* Part two of two. This series looks at the potential impact a Green New Deal could have on the oil and gas industry. This installment examines the oil and gas industry’s current posture toward the proposal, as well the reaction from lawmakers on both sides of the aisle. In part one, an environmental activist and a conservative economist revealed the merits and drawbacks of the sweeping proposal.
Representatives for the oil and gas industry said they were cautiously watching developments surrounding a plan to have all of the nation’s electricity generated by renewables in a decade, but trade associations for the industry continue to hold firm that natural gas has helped significantly reduce greenhouse gas emissions over the last decade, and it will continue to play an important role in the nation’s energy mix moving forward.
Meanwhile, Congress is divided mostly along partisan lines over the plan, aka the Green New Deal (GND). While many incoming House Democrats, especially its younger members, support the plan, Senate GOP lawmakers blasted it as “a crazy, expensive mess” that would cost $7 trillion.

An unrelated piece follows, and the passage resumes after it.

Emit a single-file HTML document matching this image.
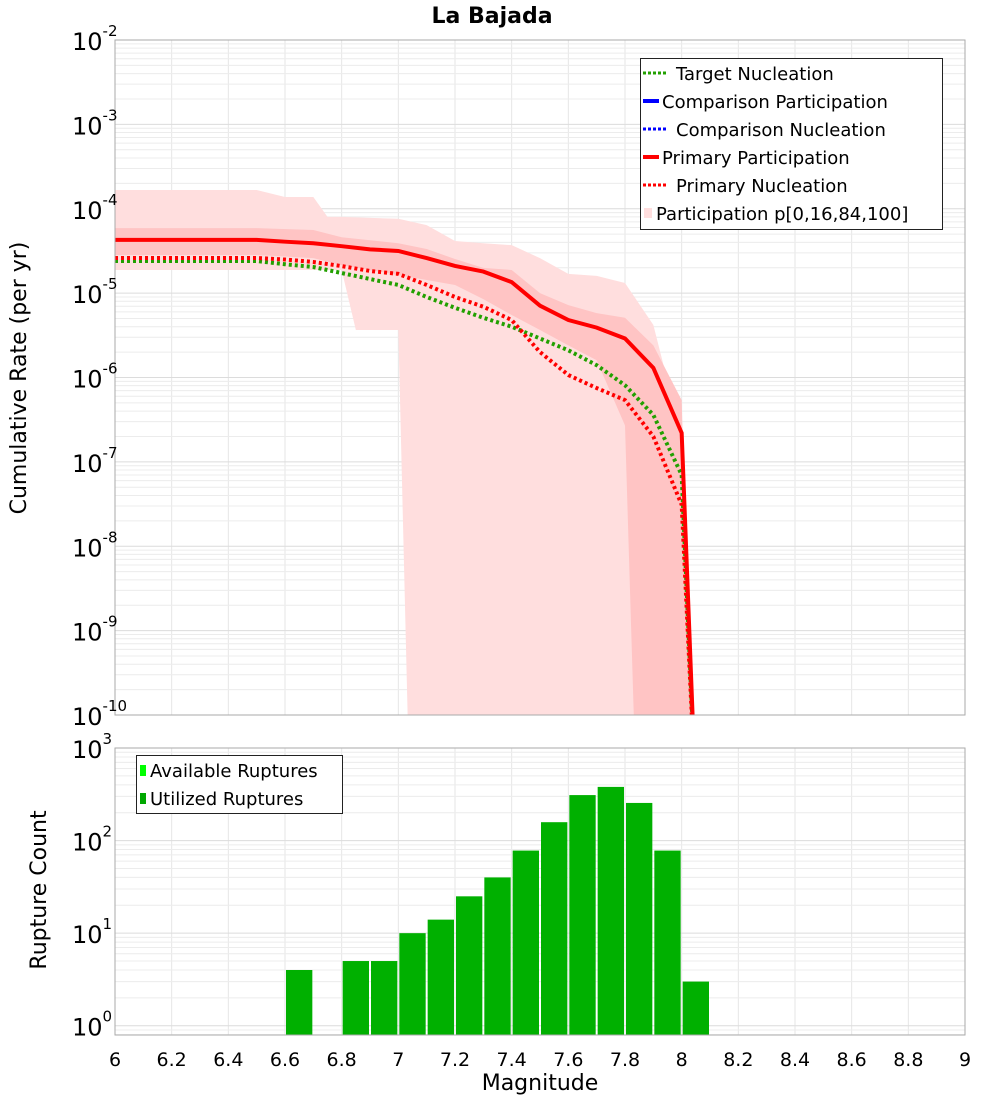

Industry Urges Expanded Infrastructure
“Infrastructure has the potential to be one of the most bipartisan issues in the new Congress, and natural gas pipelines are an important part of our nation’s critical infrastructure,” said Interstate Natural Gas Association of America CEO Don Santa. “Put simply, the GND can’t happen without natural gas, so supporting natural gas infrastructure should be a priority for members on both sides of the aisle.”
The American Petroleum Institute concurred, adding that “expanding energy infrastructure is critical to ensuring that consumers, workers and the environment can continue to benefit from the record U.S. energy production that has boosted our economy and increased our national security over the past decade.
“The bottom line is that natural gas and oil production in America is among the cleanest in the world. Our industry continues to demonstrate that meeting record demand and protecting the environment are not mutually exclusive, and has done so while building toward a cleaner, safer, better future.”
Although the American Gas Association (AGA) didn’t have a comment on the GND specifically, it did release a report in September that found “policy-driven electrification could be burdensome to consumers and to the economy, have profound impacts and costs on the electric sector and amounts to a very costly approach for a relatively small reduction in emissions.”
AGA spokesman Jake Rubin added that when the details surrounding the GND are released, the trade group “will look at how it treats the direct use of natural gas in homes and businesses for heating, cooking and clothes drying.”
With Democrats just days away from taking control of the House, a partisan divide over the GND appeared to be widening. Rep.-elect Alexandria Ocasio-Cortez (D-NY) has consistently been one of the plan’s most ardent supporters.
“We need to act. We need a GND,” Ocasio-Cortez said on Twitter on Dec. 21. “Climate change isn’t happening in 10 years. It’s happening now. We need large, immediate investment now to protect our shores from rising sea levels…”
Eight days after the midterms, Reps. Frank Pallone of New Jersey, Raúl Grijalva of Arizona and Eddie Bernice Johnson of Texas issued a joint statement promising to “hit the ground immediately with a series of hearings early in the next Congress on how best to combat this growing global crisis.” They added that the hearings would be held over a two-day period. Pallone will chair the powerful House Energy & Commerce Committee in the next Congress, while Grijalva will chair the House Natural Resources Committee.
But in the Senate, where the GOP will maintain control, lawmakers were taking aim at the GND.
“While the plan is being sold as a solution to climate change and a jobs program, it would cost trillions, and it ignores the rest of the world’s contribution to climate change,” the RPC said in a policy paper. The group added that “producing 100% of electricity from renewable sources is a practical impossibility in the near future. Scientists doubt it would be achievable by 2050, let alone 2029, the deadline Democrats would set.
“Such a massive overhaul in power generation would require the closure and replacement of about 83% of U.S. electricity generation, including all coal, natural gas, and nuclear plants.”
Late last month, Rep. Nancy Pelosi (D-CA), who is expected to become the next House speaker, tapped Rep. Kathy Castor (D-FL) to chair a new panel, to be named the House Select Committee on the Climate Crisis. Pelosi said Castor “will bring great experience, energy and urgency to the existential threat of the climate crisis. This committee will be critical to the entire Congress’s mission to respond to the urgency of this threat, while creating the good-paying, green jobs of the future.”